» **Material**:
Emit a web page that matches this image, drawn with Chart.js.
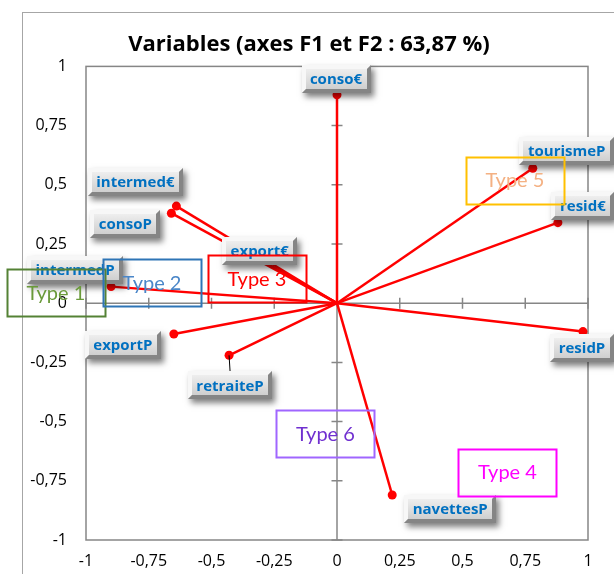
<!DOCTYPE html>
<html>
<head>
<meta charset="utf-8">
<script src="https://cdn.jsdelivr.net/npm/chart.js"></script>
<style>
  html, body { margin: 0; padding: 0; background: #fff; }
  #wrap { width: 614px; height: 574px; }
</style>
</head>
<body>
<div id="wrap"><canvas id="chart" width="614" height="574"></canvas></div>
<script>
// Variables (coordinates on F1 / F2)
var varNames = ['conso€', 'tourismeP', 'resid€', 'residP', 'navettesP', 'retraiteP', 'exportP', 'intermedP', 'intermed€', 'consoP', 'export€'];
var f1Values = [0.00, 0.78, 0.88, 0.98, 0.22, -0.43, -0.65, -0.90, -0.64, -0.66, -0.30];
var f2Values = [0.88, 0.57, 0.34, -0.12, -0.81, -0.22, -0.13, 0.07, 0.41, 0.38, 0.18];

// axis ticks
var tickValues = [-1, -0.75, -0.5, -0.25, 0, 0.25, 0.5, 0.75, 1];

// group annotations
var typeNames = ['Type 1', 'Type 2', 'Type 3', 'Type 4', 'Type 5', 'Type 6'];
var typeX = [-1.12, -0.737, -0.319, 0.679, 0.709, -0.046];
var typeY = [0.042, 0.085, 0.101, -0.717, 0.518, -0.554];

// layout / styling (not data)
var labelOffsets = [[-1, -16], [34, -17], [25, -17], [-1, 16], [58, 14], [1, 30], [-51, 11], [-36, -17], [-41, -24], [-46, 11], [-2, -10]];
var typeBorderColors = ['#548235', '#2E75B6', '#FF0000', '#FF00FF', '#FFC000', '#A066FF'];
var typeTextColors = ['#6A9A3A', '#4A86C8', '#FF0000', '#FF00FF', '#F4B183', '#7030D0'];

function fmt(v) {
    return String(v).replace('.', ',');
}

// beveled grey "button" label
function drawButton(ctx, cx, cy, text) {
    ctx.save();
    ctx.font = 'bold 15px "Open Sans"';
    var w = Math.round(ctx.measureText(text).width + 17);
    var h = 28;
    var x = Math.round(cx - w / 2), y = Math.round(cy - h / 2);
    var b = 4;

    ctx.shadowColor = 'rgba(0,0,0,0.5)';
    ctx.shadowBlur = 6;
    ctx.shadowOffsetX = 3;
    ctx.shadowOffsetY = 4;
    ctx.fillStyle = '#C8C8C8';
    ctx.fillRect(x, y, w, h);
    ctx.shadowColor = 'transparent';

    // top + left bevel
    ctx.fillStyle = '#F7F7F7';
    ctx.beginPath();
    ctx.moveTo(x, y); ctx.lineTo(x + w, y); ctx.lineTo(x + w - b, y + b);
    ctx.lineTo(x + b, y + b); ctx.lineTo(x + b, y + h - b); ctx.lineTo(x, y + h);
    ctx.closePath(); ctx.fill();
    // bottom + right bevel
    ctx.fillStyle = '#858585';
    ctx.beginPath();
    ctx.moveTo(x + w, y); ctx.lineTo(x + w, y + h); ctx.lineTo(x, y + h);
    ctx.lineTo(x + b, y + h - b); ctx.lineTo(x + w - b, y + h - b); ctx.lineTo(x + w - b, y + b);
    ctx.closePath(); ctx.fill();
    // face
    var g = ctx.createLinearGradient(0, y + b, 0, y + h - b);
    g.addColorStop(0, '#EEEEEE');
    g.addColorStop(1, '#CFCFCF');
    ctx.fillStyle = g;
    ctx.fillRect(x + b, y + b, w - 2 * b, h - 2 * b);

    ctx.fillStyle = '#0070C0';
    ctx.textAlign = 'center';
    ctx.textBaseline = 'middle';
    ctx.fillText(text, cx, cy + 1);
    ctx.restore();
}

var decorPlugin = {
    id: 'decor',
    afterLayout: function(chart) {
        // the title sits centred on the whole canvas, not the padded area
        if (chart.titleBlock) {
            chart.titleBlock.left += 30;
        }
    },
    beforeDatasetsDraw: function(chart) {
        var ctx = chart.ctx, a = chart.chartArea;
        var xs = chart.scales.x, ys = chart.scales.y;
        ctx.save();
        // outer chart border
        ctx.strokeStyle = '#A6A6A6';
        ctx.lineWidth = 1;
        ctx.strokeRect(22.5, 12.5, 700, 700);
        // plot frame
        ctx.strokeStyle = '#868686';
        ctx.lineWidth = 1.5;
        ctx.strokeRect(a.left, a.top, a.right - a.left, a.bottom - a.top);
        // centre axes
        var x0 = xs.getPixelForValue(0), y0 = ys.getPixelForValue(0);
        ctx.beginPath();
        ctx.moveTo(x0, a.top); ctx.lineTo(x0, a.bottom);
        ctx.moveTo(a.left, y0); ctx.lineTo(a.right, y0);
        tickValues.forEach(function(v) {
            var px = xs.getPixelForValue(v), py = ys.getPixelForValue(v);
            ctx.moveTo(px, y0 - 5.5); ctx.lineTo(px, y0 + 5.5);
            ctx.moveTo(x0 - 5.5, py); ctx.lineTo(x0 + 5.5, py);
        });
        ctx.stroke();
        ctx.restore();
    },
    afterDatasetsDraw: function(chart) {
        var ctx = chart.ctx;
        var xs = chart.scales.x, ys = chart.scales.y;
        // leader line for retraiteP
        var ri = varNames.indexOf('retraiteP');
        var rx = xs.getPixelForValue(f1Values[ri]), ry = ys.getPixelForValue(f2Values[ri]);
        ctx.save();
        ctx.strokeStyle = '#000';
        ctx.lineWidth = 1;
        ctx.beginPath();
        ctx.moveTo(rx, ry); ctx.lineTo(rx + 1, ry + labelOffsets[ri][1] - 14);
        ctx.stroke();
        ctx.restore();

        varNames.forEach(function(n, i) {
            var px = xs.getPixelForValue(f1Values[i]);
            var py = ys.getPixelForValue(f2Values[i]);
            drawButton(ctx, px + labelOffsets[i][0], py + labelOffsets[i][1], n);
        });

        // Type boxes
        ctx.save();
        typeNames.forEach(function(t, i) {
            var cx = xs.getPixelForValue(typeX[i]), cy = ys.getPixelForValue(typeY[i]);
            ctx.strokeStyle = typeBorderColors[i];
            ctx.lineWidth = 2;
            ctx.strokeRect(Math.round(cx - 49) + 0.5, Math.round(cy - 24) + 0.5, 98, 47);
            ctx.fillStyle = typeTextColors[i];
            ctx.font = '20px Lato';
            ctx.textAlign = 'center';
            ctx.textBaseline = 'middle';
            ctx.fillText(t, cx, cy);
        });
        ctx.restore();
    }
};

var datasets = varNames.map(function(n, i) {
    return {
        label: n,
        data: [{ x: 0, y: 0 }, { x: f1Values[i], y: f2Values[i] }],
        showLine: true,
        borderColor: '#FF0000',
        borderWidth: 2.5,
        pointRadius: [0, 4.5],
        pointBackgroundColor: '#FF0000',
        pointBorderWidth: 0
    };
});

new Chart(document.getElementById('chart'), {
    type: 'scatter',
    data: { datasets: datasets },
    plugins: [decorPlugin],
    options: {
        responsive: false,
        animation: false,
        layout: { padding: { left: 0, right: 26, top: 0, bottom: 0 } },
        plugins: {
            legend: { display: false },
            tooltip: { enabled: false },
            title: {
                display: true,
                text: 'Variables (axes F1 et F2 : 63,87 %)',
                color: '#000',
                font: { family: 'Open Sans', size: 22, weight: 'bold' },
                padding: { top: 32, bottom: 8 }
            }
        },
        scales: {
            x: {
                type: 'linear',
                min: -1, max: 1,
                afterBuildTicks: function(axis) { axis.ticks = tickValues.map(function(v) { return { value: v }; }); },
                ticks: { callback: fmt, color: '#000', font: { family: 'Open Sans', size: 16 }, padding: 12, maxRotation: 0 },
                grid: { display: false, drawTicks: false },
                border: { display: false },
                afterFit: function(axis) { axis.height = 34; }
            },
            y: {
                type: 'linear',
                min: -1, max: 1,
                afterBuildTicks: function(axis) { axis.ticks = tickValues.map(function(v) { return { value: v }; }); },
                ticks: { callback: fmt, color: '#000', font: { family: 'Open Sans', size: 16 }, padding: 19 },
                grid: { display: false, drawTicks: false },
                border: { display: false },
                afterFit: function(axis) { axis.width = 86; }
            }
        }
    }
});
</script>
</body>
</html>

» **Exercise**:
Copy nothing but the lines from the first one in the listing through the line with "0.5, 0.75, 1];", and omit the pictures.

» **Task answer**:
Emit a web page that matches this image, drawn with Chart.js.
<!DOCTYPE html>
<html>
<head>
<meta charset="utf-8">
<script src="https://cdn.jsdelivr.net/npm/chart.js"></script>
<style>
  html, body { margin: 0; padding: 0; background: #fff; }
  #wrap { width: 614px; height: 574px; }
</style>
</head>
<body>
<div id="wrap"><canvas id="chart" width="614" height="574"></canvas></div>
<script>
// Variables (coordinates on F1 / F2)
var varNames = ['conso€', 'tourismeP', 'resid€', 'residP', 'navettesP', 'retraiteP', 'exportP', 'intermedP', 'intermed€', 'consoP', 'export€'];
var f1Values = [0.00, 0.78, 0.88, 0.98, 0.22, -0.43, -0.65, -0.90, -0.64, -0.66, -0.30];
var f2Values = [0.88, 0.57, 0.34, -0.12, -0.81, -0.22, -0.13, 0.07, 0.41, 0.38, 0.18];

// axis ticks
var tickValues = [-1, -0.75, -0.5, -0.25, 0, 0.25, 0.5, 0.75, 1];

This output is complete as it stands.